What do I mean by "level"? I mean that some reps will choose not to take a case until an initial denial has been received. Is this a good or bad practice?

Well, there are arguments on both sides. Some individuals offering advice to claimants would say "why should you get representation when you don't even know where your claim is potentially headed?" In other words, why take the chance of having to pay a fee for representation when its possible that your disability application may be approved, thus rendering the actual need for representation null and void?

It's hard to argue with the logic. The truth is, many or most claimants will not need assistance until their claim has been turned down by a disability examiner at the initial claim level. And for those individuals there's nothing wrong with going it alone, and there's nothing wrong with going it alone all the way to a hearing (though few would recommend doing that, including me).
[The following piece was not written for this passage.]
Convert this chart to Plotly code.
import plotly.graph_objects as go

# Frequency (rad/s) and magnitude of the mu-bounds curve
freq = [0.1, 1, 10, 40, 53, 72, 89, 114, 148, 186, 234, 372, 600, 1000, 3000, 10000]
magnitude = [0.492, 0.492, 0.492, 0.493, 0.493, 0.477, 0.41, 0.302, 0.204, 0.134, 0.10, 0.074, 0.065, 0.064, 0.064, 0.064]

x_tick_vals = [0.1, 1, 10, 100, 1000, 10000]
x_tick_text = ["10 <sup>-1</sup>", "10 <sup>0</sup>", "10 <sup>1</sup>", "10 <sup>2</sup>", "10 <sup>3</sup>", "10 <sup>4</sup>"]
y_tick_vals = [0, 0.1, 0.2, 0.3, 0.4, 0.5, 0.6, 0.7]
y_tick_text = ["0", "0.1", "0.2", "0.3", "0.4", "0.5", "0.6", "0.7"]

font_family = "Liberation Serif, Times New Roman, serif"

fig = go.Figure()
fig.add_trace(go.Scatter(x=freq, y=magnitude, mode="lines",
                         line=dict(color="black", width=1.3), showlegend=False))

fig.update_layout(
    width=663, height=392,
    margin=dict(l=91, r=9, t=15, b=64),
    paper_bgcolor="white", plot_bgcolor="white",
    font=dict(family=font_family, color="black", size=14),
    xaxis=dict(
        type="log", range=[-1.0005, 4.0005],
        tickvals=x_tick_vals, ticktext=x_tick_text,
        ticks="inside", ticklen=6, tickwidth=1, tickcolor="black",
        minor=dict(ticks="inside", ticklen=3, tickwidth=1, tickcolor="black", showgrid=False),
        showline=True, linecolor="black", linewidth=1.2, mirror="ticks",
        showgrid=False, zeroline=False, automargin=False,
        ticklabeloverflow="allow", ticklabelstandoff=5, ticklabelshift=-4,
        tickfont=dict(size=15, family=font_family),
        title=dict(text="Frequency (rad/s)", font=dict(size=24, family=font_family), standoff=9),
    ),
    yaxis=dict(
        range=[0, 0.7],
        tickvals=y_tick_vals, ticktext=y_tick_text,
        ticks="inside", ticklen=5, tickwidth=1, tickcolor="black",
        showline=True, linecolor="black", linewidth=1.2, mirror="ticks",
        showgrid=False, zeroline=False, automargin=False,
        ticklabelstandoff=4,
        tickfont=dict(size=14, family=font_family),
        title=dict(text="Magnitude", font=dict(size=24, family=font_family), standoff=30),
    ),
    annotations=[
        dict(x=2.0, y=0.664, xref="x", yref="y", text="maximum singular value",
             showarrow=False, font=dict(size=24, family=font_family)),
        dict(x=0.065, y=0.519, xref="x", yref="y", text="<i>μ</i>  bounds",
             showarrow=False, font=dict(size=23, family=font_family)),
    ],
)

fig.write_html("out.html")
However, its also true that many claimants will benefit from assistance earlier on. And, in fact, there are some lawyers and representatives out there who will actually assist a claimant who has not even filed for disability yet. In other words, they will actually assist the individual with filing the disability application. However, I tend to think these reps are in the minority, simply because most will not want to take the time to do this. And I can tell you from personal experience that ,yes, it is very time-consuming to do this.

However, it can be very beneficial for individuals who, for whatever reason, feel the need for this level of service and reps who provide this service tend to stand out from the armies of disability lawyers and representatives who simply want "Slam dunk, easy winner" cases that require relatively little work for their fee.
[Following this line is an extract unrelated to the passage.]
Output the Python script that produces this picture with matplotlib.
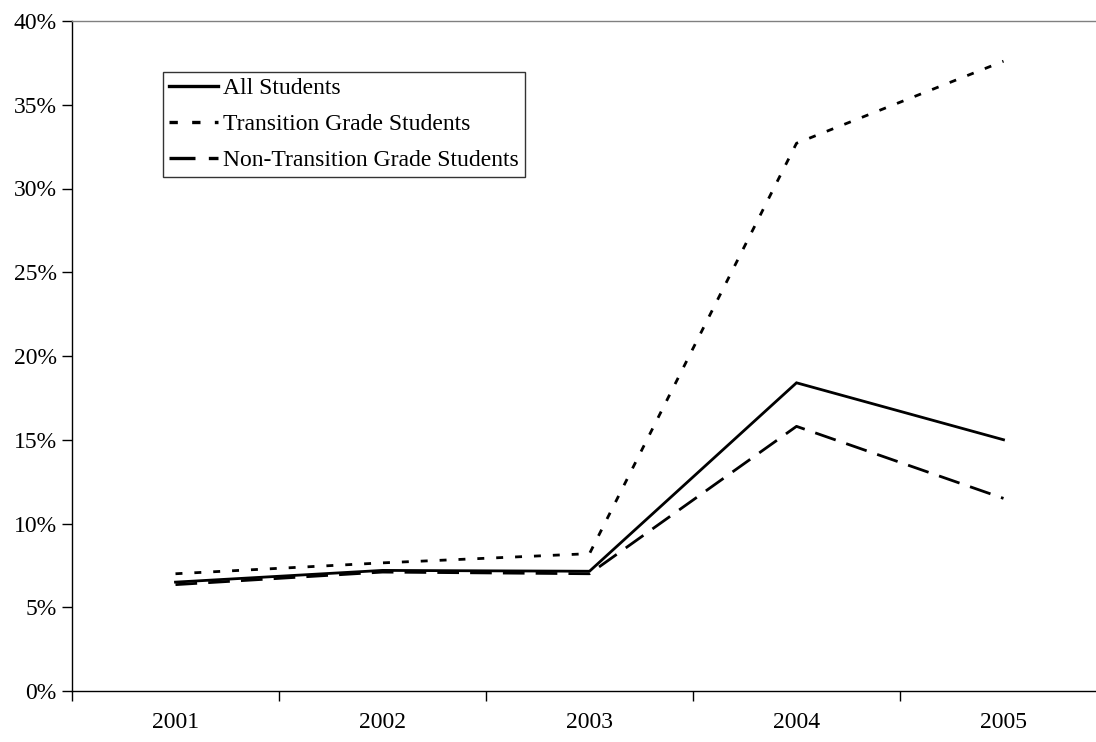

So, why do disability lawyers and non attorney reps sometimes not take cases?

Answer one: Sometimes because they don't think the case can be won. And sometimes even this does a disservice to individuals because it can, in certain instances, amount to prejudging. And to prejudge a case before you even see the individual's records is going to mean that, a fair amount of the time, you're (the lawyer or the non attorney) going to be wrong about the merits of the case.

Answer two: Sometimes they don't take a case because a case has not received an initial decision yet. And when this happens, it may be that the lawyer or rep sincerely believes that representation is not yet required. Or, it may be that the lawyer or rep does not wish to expend the time (and in some instances, this may be because their caseload is large enough already).